At the very least, you should compare pictures that are approximately 20cm away. Even the most hardcore user can't really move it closer to their face then that, due to the optics in the eye.

Realistically, how often one reads text probably has a very tenuous correlation at best with how far they hold the phone from their face.

So those pictures, while startling in some sense, does little to highlight the change in efficacy between the low res and hi-res screens. That is to say, they wildly exaggerate that effectiveness.
 
If this is the case, I really hope they up the 3G cap on file size. It's hard enough to get regular iPad applications under 20MB with the larger resolution artwork.
 
If this is the case, I really hope they up the 3G cap on file size. It's hard enough to get regular iPad applications under 20MB with the larger resolution artwork.

If I recognize your logo correctly you're with Halfbrick? I believe the current fodder is that they size is supposed to increase this year, but who knows if that's related to some WWDC event or something.
 
To make the icon as big as you just showed it, I'd have to put the screen on my eye. Again, I'm not saying there isn't a difference, but I think some people way overstate how big that difference is, especially when someone posts that original pic where we all know the 3GS never looked like that.
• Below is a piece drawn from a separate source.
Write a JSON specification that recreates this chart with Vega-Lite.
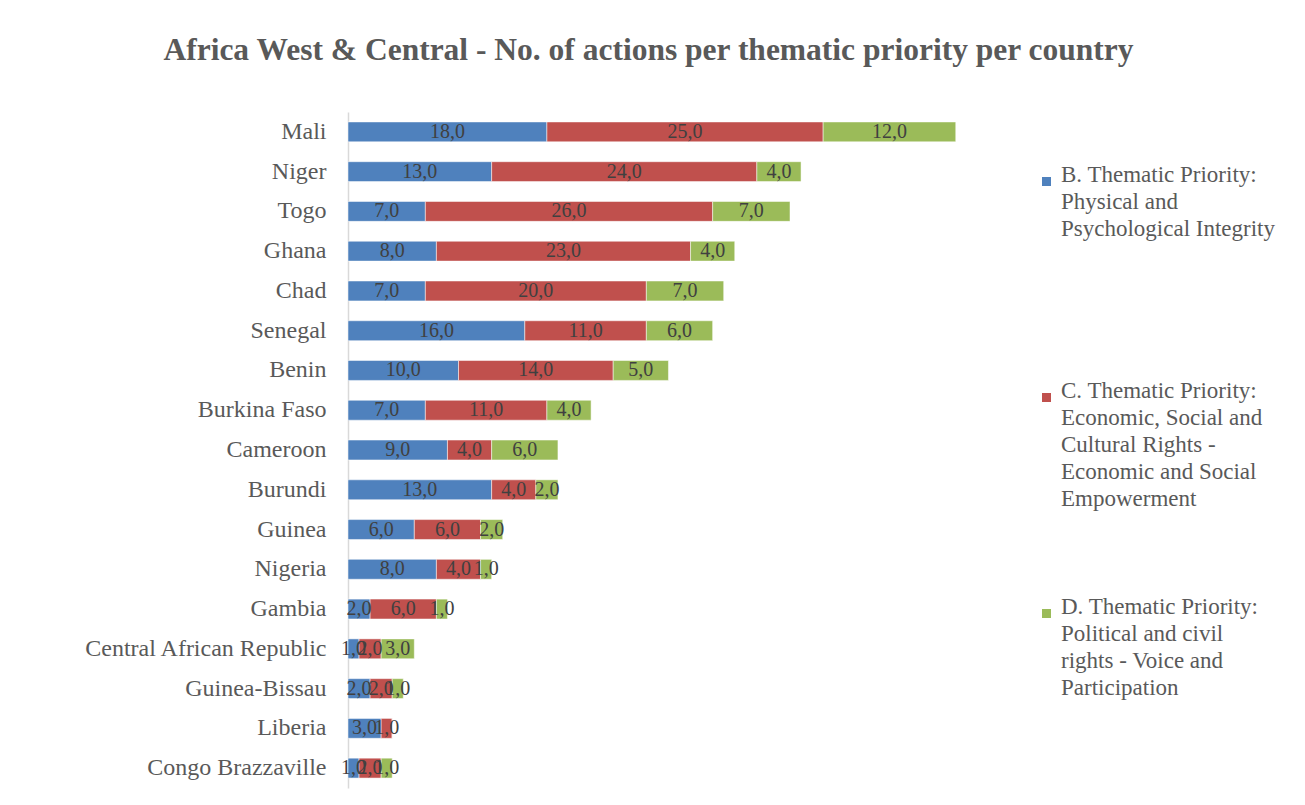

How else to illustrate the difference for low PPI monitors, like most of us are using?
 
time for my ipad 2 to hit the 2nd hand market...
 
What are the chances of the MacBook Air gaining a display closer to the Retina Display?


We also live in a world where I bet you most people wouldn't be able to tell the difference between 720p and 1080p. In fact the same people thought they were watching HD even though it was SD just because it was an HDTV. Easy to consume messages is one thing, but overstated the difference is quite common here.

On the iPhone/3G/3GS, I have to zoom to read certain things clearly. On the iPhone 4/4S, I don't have to do it.